We are of the opinion that two of the above criteria were not fulfilled in this case and that, therefore, the defendant was entitled to a cautionary instruction in the charge of the court on the question of the identification testimony of Miss Pinter. At the time of the robbery Miss Pinter had only three to five minutes to observe the robber and then only below the eyes. She failed to identify positively the defendant on the first occasion that she had the full opportunity to do so. The jury should have been instructed that they were to receive this evidence and testimony with caution and that they were to scrutinize it carefully because (1) the witness did not have an opportunity to observe the robber clearly and (2) the witness' testimony was weakened by a prior failure to identify. The absence of such an instruction in this case constituted prejudicial error.
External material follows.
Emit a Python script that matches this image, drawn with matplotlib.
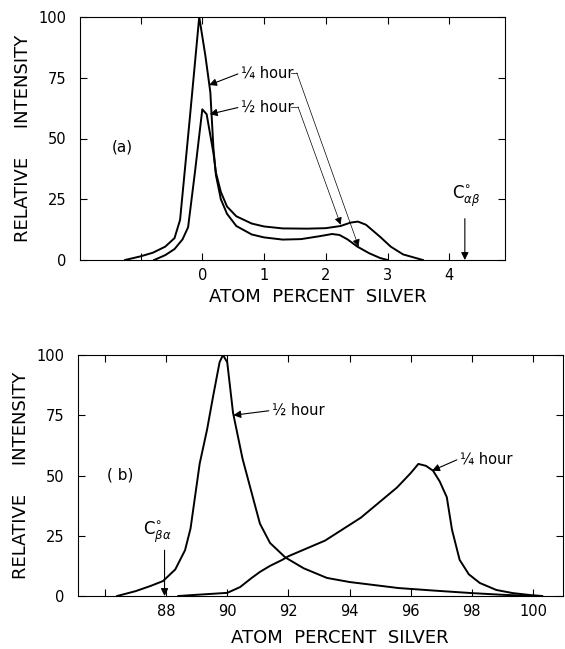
import matplotlib
matplotlib.use("Agg")
import matplotlib.pyplot as plt

# ---- panel (a): silver-poor side ----
a_quarter_x = [-1.25, -1.0, -0.8, -0.6, -0.45, -0.36, -0.2, -0.05, 0.05, 0.13, 0.18, 0.22,
               0.3, 0.4, 0.55, 0.8, 1.0, 1.3, 1.6, 1.9, 2.1, 2.22, 2.35, 2.51, 2.7, 2.88, 3.0]
a_quarter_y = [0, 1.5, 3, 5.5, 9, 16.5, 59, 100, 84, 69, 46, 35,
               25, 19, 14, 10.5, 9.3, 8.4, 8.6, 9.8, 10.7, 10.3, 8.5, 5.5, 2.8, 0.8, 0]

a_half_x = [-0.78, -0.6, -0.45, -0.32, -0.23, -0.12, 0.0, 0.07, 0.18, 0.22, 0.3, 0.4, 0.55,
            0.8, 1.0, 1.3, 1.7, 2.0, 2.24, 2.4, 2.52, 2.65, 2.88, 3.05, 3.25, 3.57]
a_half_y = [0, 2, 4.5, 8.5, 13.5, 36, 62, 60, 44, 36, 28, 22, 18,
            15, 13.8, 13, 12.9, 13.1, 14.0, 15.4, 15.8, 14.5, 9.5, 5.5, 2.3, 0]

a_xticks = [-1, 0, 1, 2, 3, 4]
a_xticklabels = ["", "0", "1", "2", "3", "4"]

# ---- panel (b): silver-rich side ----
b_half_x = [86.4, 87.0, 87.5, 87.9, 88.3, 88.62, 88.8, 89.1, 89.34, 89.54, 89.75, 89.86, 90.0,
            90.19, 90.5, 90.9, 91.07, 91.4, 91.9, 92.5, 93.26, 94.0, 95.6, 96.7, 98.0, 99.0, 100.0]
b_half_y = [0, 2, 4.2, 6.2, 11, 19, 28, 55, 69, 83, 97, 100, 97,
            76, 57, 38, 30, 22, 16, 11.5, 7.5, 5.8, 3.3, 2.3, 1.2, 0.5, 0]

b_quarter_x = [88.4, 89.0, 90.0, 90.42, 90.8, 91.07, 91.4, 91.8, 92.0, 93.2, 94.37, 95.55, 96.0,
               96.25, 96.5, 96.73, 96.95, 97.18, 97.35, 97.6, 97.9, 98.26, 98.8, 99.34, 99.9, 100.3]
b_quarter_y = [0, 0.5, 1.3, 3.7, 7.5, 10, 12.5, 15, 16.5, 23, 32.5, 45, 51,
               54.8, 54, 52, 47.5, 41, 27.5, 15, 9, 5.4, 2.5, 1.2, 0.4, 0]

b_xticks = [86, 88, 90, 92, 94, 96, 98, 100]
b_xticklabels = ["", "88", "90", "92", "94", "96", "98", "100"]

yticks = [0, 25, 50, 75, 100]

fig = plt.figure(figsize=(5.65, 6.49), dpi=100)
ax_a = fig.add_axes([80 / 565, 1 - 260 / 649, 425 / 565, 243 / 649])
ax_b = fig.add_axes([78 / 565, 1 - 596 / 649, 485 / 565, 241 / 649])

arrow = dict(arrowstyle="-|>", color="k", lw=0.8, mutation_scale=11, shrinkA=0, shrinkB=0)
thin = dict(arrowstyle="-|>", color="k", lw=0.5, mutation_scale=11, shrinkA=0, shrinkB=0)


def style(ax, xlim, xticks, xlabels):
    ax.set_xlim(*xlim)
    ax.set_ylim(0, 100)
    ax.set_xticks(xticks)
    ax.set_xticklabels(xlabels)
    ax.set_yticks(yticks)
    ax.tick_params(direction="in", length=5, width=0.8, top=True, right=True,
                   labelsize=10.5)
    ax.tick_params(axis="y", pad=10)
    ax.tick_params(axis="x", pad=6)
    for s in ax.spines.values():
        s.set_linewidth(0.8)


# panel (a)
ax_a.plot(a_quarter_x, a_quarter_y, color="k", lw=1.4)
ax_a.plot(a_half_x, a_half_y, color="k", lw=1.4)
style(ax_a, (-1.98, 4.9), a_xticks, a_xticklabels)
ax_a.text(-1.3, 46.5, "(a)", fontsize=11, ha="center", va="center")

ax_a.annotate("¼ hour", xy=(0.11, 72), xytext=(0.62, 77), fontsize=10.5, va="center",
              arrowprops=dict(arrow, relpos=(0, 0.5)))
ax_a.plot([1.44, 1.53], [77, 77], color="k", lw=0.5)
ax_a.annotate("", xy=(2.53, 5.5), xytext=(1.53, 77), arrowprops=thin)

ax_a.annotate("½ hour", xy=(0.12, 60), xytext=(0.62, 63), fontsize=10.5, va="center",
              arrowprops=dict(arrow, relpos=(0, 0.5)))
ax_a.plot([1.44, 1.55], [63, 63], color="k", lw=0.5)
ax_a.annotate("", xy=(2.24, 14.5), xytext=(1.55, 63), arrowprops=thin)

ax_a.text(4.28, 21, r"$\mathrm{C}^{\circ}_{\alpha\beta}$", fontsize=12, ha="center", va="bottom")
ax_a.annotate("", xy=(4.25, 0), xytext=(4.25, 17), arrowprops=arrow)

# panel (b)
ax_b.plot(b_half_x, b_half_y, color="k", lw=1.4)
ax_b.plot(b_quarter_x, b_quarter_y, color="k", lw=1.4)
style(ax_b, (85.12, 100.98), b_xticks, b_xticklabels)
ax_b.text(86.5, 50, "( b)", fontsize=11, ha="center", va="center")

ax_b.annotate("½ hour", xy=(90.2, 75), xytext=(91.45, 77), fontsize=10.5, va="center",
              arrowprops=dict(arrow, relpos=(0, 0.5)))
ax_b.annotate("¼ hour", xy=(96.7, 52), xytext=(97.6, 57), fontsize=10.5, va="center",
              arrowprops=dict(arrow, relpos=(0, 0.5)))

ax_b.text(87.7, 21, r"$\mathrm{C}^{\circ}_{\beta\alpha}$", fontsize=12, ha="center", va="bottom")
ax_b.annotate("", xy=(87.95, 0), xytext=(87.95, 19), arrowprops=arrow)

# axis labels
fig.text(23 / 565, 1 - 138 / 649, "RELATIVE     INTENSITY", rotation=90,
         ha="center", va="center", fontsize=13)
fig.text(21 / 565, 1 - 475 / 649, "RELATIVE     INTENSITY", rotation=90,
         ha="center", va="center", fontsize=13)
fig.text(318 / 565, 1 - 297 / 649, "ATOM  PERCENT  SILVER", ha="center", va="center",
         fontsize=13)
fig.text(340 / 565, 1 - 638 / 649, "ATOM  PERCENT  SILVER", ha="center", va="center",
         fontsize=13)

fig.savefig("out.png", dpi=100)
We do not hold conclusive the fact that the defendant in his Point for Charge No. 3 did not request a specific cautionary instruction since, in the circumstances, the need for the instruction arose independent of a request for charge; however, the entire tenor of the requested instruction was cautionary because of its phrasing and the particular items of evidence mentioned therein.
Judgment of sentence reversed and a new trial ordered.
I concur in the grant of a new trial, but for a different reason. The only point which troubles me is the admission of the written statement of Robert Lee Allen. Called as a witness by the Commonwealth, Allen repudiated this statement in toto. He explained that he had accused appellant out of revenge because of an altercation concerning a girl friend. Allen's written statement was nevertheless permitted, over objection, to be introduced by the Commonwealth as part of its case in chief, and was sent out with the jury. It is my view that this was reversible error.